Post # 1
Hi all, checking in back with my fellow waiting bees. BF is so hard to figure sometimes, or maybe it is hard to please. We’re in couples counseling, and that is helping. It just occurred to me that we are kind of like the Odd Couple. He needs everything to be spit-spot and in its place to feel at ease; I’m more comfortable with what I’ve always referred to as “an artful mess”. Sigh. He left early this morning because he said he needed to get out of the house for a while, was frustrated because the kitchen wasnt totally cleaned up and he is going to be making bread (that only he eats) later. I don’t eat it because I don’t like it. He seems to be cool with that.
Yesterday I spent a big chunk of time hammering out the first draft of our prenup, with his help and input. He wants to do it before proposing. Okay. That isn’t so awful, right? He got took majorly on his first marriage and doesn’t want that to happen again. We talk openly about finances and pretty much everything. I do realize that we each need time to ourselves. And, he came with me yesterday to a reading of part of the Vagina Monologues, which I was performing in. We have our full-on performances next weekend. (Yay!)
I don’t know what the thing is with him and cleanliness….I’m not saying he’s bad or wrong, just that it drives me up the wall! Will I always feel a little rejected because I don’t have his same standards of cleanliness? Do I need to learn to perform cleaning “ceremonies” (making myself do it when I don’t care) for him to be at ease? I look forward to your replies. Sigh.
Post # 3
I am one of those people, like your BF, who needs everything to be in it’s spot.
My home is my sanctuary where I can come and relax. If it is all messy I cannot relax! I get anxious and uncomfortable because i know there is something for me to do and I shouldn’t be relaxing.
I think compromises need to be made about the state your home should stay in. Luckily FI and I are the same way and so every night when we go to bed the kitchen is spotless and we never really leave anything else out of place. Everything in our house has it’s own home and that’s where it belongs. The kitchen and the bathrooms are the two places that I need to have spotless. I feel like I can’t clean myself if the bathroom is not clean and that I can not cook healthy nourishing food if the kitchen is dirty/messy.
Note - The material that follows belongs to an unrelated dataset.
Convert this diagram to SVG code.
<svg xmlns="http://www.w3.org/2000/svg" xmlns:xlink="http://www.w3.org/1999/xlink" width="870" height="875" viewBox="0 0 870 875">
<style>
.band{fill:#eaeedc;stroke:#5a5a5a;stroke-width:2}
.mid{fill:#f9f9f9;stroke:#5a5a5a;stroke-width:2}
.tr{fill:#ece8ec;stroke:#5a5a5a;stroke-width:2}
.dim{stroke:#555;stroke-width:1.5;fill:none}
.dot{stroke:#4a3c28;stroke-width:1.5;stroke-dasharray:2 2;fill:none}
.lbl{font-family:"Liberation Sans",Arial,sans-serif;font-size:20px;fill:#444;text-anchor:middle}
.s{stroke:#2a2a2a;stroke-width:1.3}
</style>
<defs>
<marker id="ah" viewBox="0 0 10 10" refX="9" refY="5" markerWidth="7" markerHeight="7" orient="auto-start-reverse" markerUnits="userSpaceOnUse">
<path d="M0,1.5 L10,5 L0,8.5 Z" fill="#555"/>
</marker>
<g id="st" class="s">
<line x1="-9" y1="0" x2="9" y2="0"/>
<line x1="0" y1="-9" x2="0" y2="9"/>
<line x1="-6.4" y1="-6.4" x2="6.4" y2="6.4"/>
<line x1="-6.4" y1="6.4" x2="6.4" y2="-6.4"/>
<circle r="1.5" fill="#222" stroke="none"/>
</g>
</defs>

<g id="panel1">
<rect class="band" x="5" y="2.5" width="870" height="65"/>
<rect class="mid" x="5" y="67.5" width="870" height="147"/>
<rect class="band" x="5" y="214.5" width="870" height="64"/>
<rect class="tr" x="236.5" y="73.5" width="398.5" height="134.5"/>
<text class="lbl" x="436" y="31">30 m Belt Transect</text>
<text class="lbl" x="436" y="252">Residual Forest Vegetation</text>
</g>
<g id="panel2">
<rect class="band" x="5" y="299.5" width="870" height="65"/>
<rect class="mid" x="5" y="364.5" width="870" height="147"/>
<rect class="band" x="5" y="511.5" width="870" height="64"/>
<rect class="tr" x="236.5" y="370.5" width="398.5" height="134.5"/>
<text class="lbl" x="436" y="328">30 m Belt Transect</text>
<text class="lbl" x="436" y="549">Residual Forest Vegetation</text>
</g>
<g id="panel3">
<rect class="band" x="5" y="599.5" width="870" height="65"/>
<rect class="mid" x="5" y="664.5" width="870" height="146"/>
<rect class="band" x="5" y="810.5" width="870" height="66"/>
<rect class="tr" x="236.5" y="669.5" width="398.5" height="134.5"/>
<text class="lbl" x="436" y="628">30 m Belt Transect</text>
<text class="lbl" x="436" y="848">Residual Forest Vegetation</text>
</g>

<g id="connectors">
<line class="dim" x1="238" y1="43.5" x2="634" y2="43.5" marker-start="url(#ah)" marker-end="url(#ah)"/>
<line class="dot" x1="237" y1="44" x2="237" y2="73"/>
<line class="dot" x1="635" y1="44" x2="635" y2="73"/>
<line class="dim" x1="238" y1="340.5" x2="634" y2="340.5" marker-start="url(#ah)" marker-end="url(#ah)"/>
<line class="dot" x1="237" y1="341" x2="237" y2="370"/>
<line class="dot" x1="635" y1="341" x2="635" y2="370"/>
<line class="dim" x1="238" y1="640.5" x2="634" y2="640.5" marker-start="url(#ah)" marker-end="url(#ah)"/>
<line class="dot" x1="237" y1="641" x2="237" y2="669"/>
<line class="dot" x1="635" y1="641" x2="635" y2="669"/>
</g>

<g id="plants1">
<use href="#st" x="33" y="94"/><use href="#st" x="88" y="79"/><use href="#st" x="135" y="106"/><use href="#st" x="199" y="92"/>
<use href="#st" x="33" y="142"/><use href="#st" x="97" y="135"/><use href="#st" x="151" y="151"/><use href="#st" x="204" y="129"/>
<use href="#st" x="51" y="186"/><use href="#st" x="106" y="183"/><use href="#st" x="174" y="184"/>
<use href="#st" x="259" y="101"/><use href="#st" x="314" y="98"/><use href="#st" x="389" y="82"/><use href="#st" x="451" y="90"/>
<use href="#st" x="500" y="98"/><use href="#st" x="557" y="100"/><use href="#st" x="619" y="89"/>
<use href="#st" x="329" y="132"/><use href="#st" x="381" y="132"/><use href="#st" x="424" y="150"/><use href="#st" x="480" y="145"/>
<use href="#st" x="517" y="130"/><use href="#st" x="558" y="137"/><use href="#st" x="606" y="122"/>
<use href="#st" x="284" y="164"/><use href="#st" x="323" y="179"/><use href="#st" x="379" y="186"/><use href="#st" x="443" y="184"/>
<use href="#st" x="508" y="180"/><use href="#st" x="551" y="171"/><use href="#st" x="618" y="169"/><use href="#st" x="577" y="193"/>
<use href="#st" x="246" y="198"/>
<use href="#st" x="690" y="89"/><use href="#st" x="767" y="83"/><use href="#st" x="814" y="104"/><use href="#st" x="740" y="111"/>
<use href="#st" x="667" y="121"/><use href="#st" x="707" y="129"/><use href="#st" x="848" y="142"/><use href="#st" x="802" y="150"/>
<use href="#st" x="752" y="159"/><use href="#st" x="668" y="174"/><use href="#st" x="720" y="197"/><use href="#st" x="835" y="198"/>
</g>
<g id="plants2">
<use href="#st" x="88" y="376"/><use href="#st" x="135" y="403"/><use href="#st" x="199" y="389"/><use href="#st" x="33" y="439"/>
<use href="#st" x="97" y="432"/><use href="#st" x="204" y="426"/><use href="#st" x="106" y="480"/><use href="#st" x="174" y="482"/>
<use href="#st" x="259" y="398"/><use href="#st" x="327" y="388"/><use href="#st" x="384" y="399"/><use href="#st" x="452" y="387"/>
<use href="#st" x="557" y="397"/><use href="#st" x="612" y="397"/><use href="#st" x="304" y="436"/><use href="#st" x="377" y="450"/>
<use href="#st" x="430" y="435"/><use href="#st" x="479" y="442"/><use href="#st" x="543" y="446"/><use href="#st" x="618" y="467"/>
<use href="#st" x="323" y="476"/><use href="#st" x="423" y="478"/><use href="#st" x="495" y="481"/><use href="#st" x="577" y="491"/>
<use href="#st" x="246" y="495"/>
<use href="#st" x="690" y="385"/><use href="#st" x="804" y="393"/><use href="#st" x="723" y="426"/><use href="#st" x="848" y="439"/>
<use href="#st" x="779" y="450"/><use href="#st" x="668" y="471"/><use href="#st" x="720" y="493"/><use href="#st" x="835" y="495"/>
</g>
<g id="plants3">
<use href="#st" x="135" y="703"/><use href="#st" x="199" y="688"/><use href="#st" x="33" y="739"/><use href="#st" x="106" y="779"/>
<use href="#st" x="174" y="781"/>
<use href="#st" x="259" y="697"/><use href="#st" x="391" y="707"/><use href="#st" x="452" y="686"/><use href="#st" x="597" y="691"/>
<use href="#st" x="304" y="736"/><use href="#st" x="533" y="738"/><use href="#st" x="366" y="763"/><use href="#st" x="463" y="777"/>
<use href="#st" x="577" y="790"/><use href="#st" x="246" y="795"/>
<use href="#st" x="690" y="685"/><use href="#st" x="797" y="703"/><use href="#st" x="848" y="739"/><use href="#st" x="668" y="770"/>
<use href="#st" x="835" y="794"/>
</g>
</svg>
Maybe the kitchen is his place that he needs spotless and so maybe you could compromise and clean up after yourself in the kitchen after every meal?
Post # 4
What % of the cleaning and straightening up would you say he’s doing?
I think that a “neat person” and a “messier person” can live together peacefully if the neat one takes on more of the upkeep (since they’re the one who cares) and the messier one doesn’t take it personally. In my opinion – as a messy person myself – I can try to compromise and be a little more thoughtful about not making messes, but I’m never gonna be super fastidious about house cleaning (like one of those people whose home is “company ready” 100% of time time) – it’s just not me. My FI is neater – but he doesn’t make me feel bad about my ways or act like there’s something wrong with me.
Post # 5
haha my FI is pretty tidy and neat. i’m not. he deals with it:) i think he knows i’m never going to be the perfect housewife, but he does see i try… in my own way. dont feel rejected about how much he wants the place to be clean. dont take it too personally.
Post # 6
I also think that if one partner prefers things a great deal cleaner than the other, it’s that partner’s responsibility to clean anything above and beyond what someone would consider “average cleanliness.” Figuring out what exactly that is tends to be the hard part.
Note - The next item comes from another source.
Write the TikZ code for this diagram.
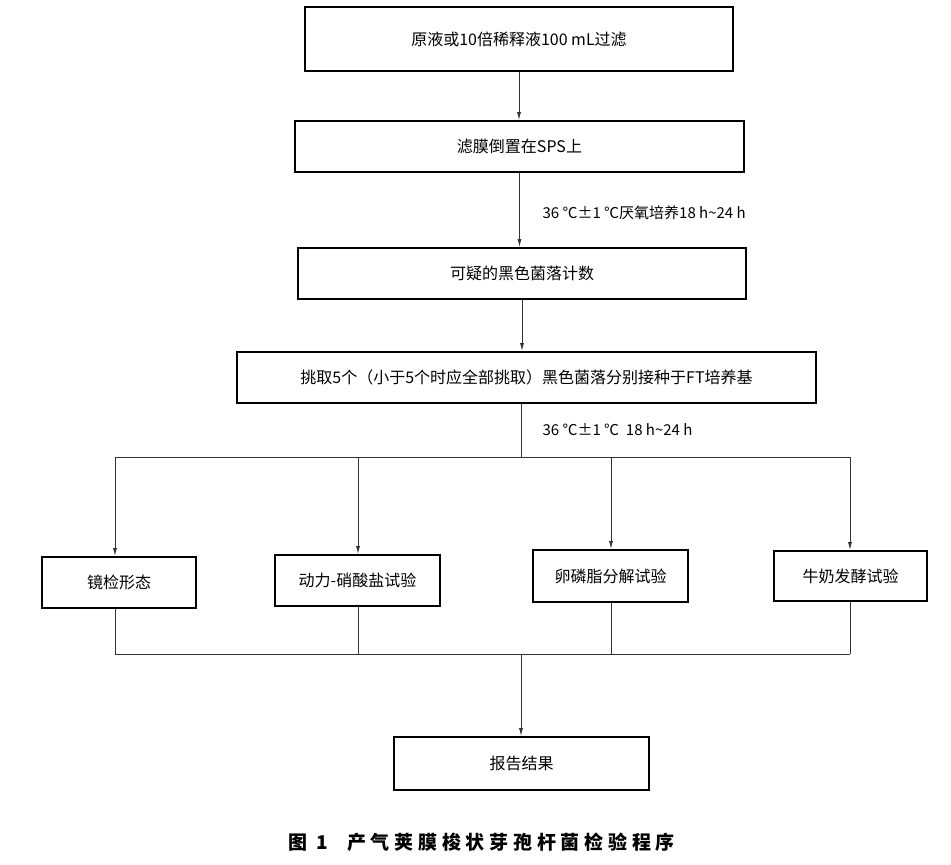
\documentclass[tikz,border=0pt]{standalone}
\usepackage{fontspec}
\setmainfont{Noto Sans CJK SC}
\newfontfamily\titlefont[LetterSpace=25]{Noto Sans CJK SC}
\usetikzlibrary{arrows.meta}

\begin{document}
\begin{tikzpicture}[x=1pt,y=-1pt,
  kuang/.style={draw=black,line width=1.6pt,minimum height=51pt,inner sep=0pt,font=\fontsize{16}{18}\selectfont},
  xian/.style={draw=black!80,line width=1pt},
  jiantou/.style={xian,-{Latex[length=8pt,width=4pt]}},
  zhu/.style={anchor=west,font=\fontsize{15}{17}\selectfont}]
\useasboundingbox (0,0) rectangle (951,865);
%上部方框
\node[kuang,minimum width=428pt,minimum height=64pt] (yuanye) at (519,39) {原液或10倍稀释液100 mL过滤};
\node[kuang,minimum width=449pt] (lvmo) at (519.5,146.5) {滤膜倒置在SPS上};
\node[kuang,minimum width=448pt] (jishu) at (522,273.5) {可疑的黑色菌落计数};
\node[kuang,minimum width=579pt] (tiaoqu) at (526.5,377.5) {挑取5个（小于5个时应全部挑取）黑色菌落分别接种于FT培养基};
%四项试验
\node[kuang,minimum width=154pt] (jingjian) at (119,582.5) {镜检形态};
\node[kuang,minimum width=165pt] (dongli) at (357.5,580.5) {动力-硝酸盐试验};
\node[kuang,minimum width=155pt,minimum height=52pt] (luanlin) at (610.5,576) {卵磷脂分解试验};
\node[kuang,minimum width=153pt,minimum height=50pt] (niunai) at (850.5,576) {牛奶发酵试验};
\node[kuang,minimum width=255pt,minimum height=53pt] (baogao) at (521.5,763.5) {报告结果};
%培养条件
\node[zhu] (tiaojian1) at (539,213) {36 ℃±1 ℃厌氧培养18 h\textasciitilde 24 h};
\node[zhu] (tiaojian2) at (539,430) {36 ℃±1 ℃\ \ 18 h\textasciitilde 24 h};
%箭头
\draw[jiantou] (yuanye.south) -- (yuanye.south |- lvmo.north);
\draw[jiantou] (lvmo.south) -- (lvmo.south |- jishu.north);
\draw[jiantou] (jishu.south) -- (jishu.south |- tiaoqu.north);
%分支线
\coordinate (fen) at (521,457);
\coordinate (f1) at (115,457);
\coordinate (f2) at (358,457);
\coordinate (f3) at (611,457);
\coordinate (f4) at (850,457);
\draw[xian] (fen |- tiaoqu.south) -- (fen);
\draw[xian] (f1) -- (f4);
\foreach \i/\n in {1/jingjian,2/dongli,3/luanlin,4/niunai}
  \draw[jiantou] (f\i) -- (f\i |- \n.north);
%汇合线
\coordinate (hui) at (521,654);
\foreach \i/\n in {1/jingjian,2/dongli,3/luanlin,4/niunai}
  \draw[xian] (f\i |- \n.south) -- (f\i |- hui);
\draw[xian] (f1 |- hui) -- (f4 |- hui);
\draw[jiantou] (hui) -- (hui |- baogao.north);
%图题
\node[anchor=west,font=\titlefont\bfseries\fontsize{19}{21}\selectfont] (tuti) at (285,842) {图 1\quad 产气荚膜梭状芽孢杆菌检验程序};
\end{tikzpicture}
\end{document}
I think the average person cleans their kitchen and bathrooms thoroughly once a week. Maintenance stuff, like wiping down counters and putting dirty towels in the hamper or hanging them up is usually done on a daily basis. Vacuuming, dusting and cleaning glass is usually done once a week, as is going through the house and putting random stuff away that hasn’t been put away throughout the week. That’s pretty average, I think. So if your clean freak partner needs stuff cleaned any more than that, he should be responsible for doing it and not give you crap if you don’t. At the end of the day anything beyond “average clean” is his personal preference, so he should be in charge of maintaining that.
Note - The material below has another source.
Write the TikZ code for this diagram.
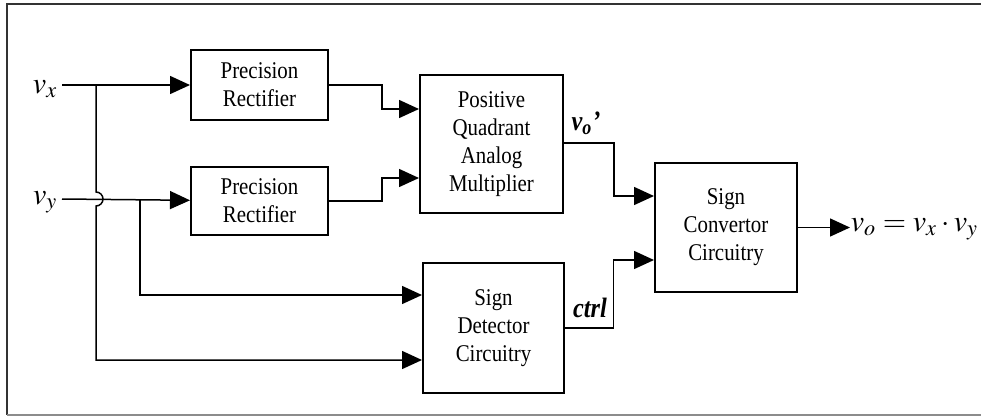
\documentclass[tikz,border=0pt]{standalone}
\usepackage{mathptmx}
\usepackage{fontspec}
\setmainfont[FakeStretch=0.87]{Liberation Serif}
\usetikzlibrary{arrows.meta,positioning}

\begin{document}
\begin{tikzpicture}[x=0.5pt, y=-0.5pt, thick]
    % Styles
    \tikzstyle{block}=[rectangle, draw=black, line width=1pt, inner sep=0pt, align=center, font=\fontsize{12}{14}\selectfont]
    \tikzstyle{wire}=[line width=0.75pt]
    \tikzstyle{arrow}=[wire, -{Triangle[length=10pt, width=9pt]}]
    \tikzstyle{sig}=[inner sep=0pt, font=\fontsize{15}{15}\selectfont]
    \tikzstyle{tag}=[inner sep=0pt, font=\bfseries\itshape\fontsize{14}{14}\selectfont]

    % Frame
    \useasboundingbox (0,0) rectangle (981,418);
    \draw[black!80, line width=1pt] (981,4) -- (7,4) -- (7,415);
    \draw[black!45, line width=1pt] (7,415) -- (981,415);

    % Blocks
    \node (rect1) [block, minimum width=68.5pt, minimum height=35pt] at (259.5,85) {Precision\\Rectifier};
    \node (rect2) [block, minimum width=68.5pt, minimum height=34pt, below=22.5pt of rect1] {Precision\\Rectifier};
    \node (mult) [block, minimum width=71.5pt, minimum height=69pt] at (491.5,144) {Positive\\Quadrant\\Analog\\Multiplier};
    \node (det) [block, minimum width=70.5pt, minimum height=65pt] at (493.5,328) {Sign\\Detector\\Circuitry};
    \node (conv) [block, minimum width=71pt, minimum height=64.5pt] at (726,227.5) {Sign\\Convertor\\Circuitry};

    % Signals
    \coordinate (vxin) at (62,85);
    \coordinate (vyin) at (62,199);
    \coordinate (tapx) at (96,85);
    \coordinate (tapy) at (140,199);
    \coordinate (cross) at (tapx |- vyin);
    \node (vx) [sig, anchor=east] at (58,89) {$v_x$};
    \node (vy) [sig, anchor=east] at (58,202) {$v_y$};
    \node (vop) [tag] at (586,123) {v\textsubscript{o}’};
    \node (ctrl) [tag] at (590,308) {ctrl};
    \node (out) [sig, anchor=west] at (850,229) {$v_o = v_x\cdot v_y$};

    % Connections
    \draw [arrow] (vxin) -- (rect1);
    \draw [arrow] (vyin) -- (rect2);
    \draw [arrow] (rect1.east) -- ++(53,0) |- ([yshift=17.5pt]mult.west);
    \draw [arrow] (rect2.east) -- ++(53,0) |- ([yshift=-17pt]mult.west);
    \draw [arrow] ([yshift=0.5pt]mult.east) -- ++(50,0) |- ([yshift=15.75pt]conv.west);
    \draw [arrow] (det.east) -- ++(48.5,0) |- ([yshift=-16.25pt]conv.west);
    \draw [arrow] (conv.east) -- (conv.east -| out.west);
    \draw [arrow] (tapx) -- ([yshift=3.5pt]cross) arc[start angle=90, end angle=-90, radius=3.5pt] |- ([yshift=-16pt]det.west);
    \draw [arrow] (tapy) |- ([yshift=16.5pt]det.west);
\end{tikzpicture}
\end{document}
I’m a fair deal messier than my FI. Fortunately, he accepts that he prefers things cleaner than the average person and goes about cleaning to his specifications without complaint. I’ll help clean, but not above and beyond the “average” cleaning I described above because we both agree that so long as you do what I described above, no one can consider you a slob.
Post # 7
I don’t think it would hurt to maybe try and make an effort to pick up after yourself a little tiny bit more, but overall I agree… if he likes everything to be really tidy, than he should be responsible for that.
I tend to like everything really clean and neat, so I usually find myself (naturally) cleaning up the place. My SO isn’t super neat, but he makes an effort to keep things a little tidy (Puts away dishes in the dishwasher after using them, puts his video game stuff away after using it, ect) It works for us.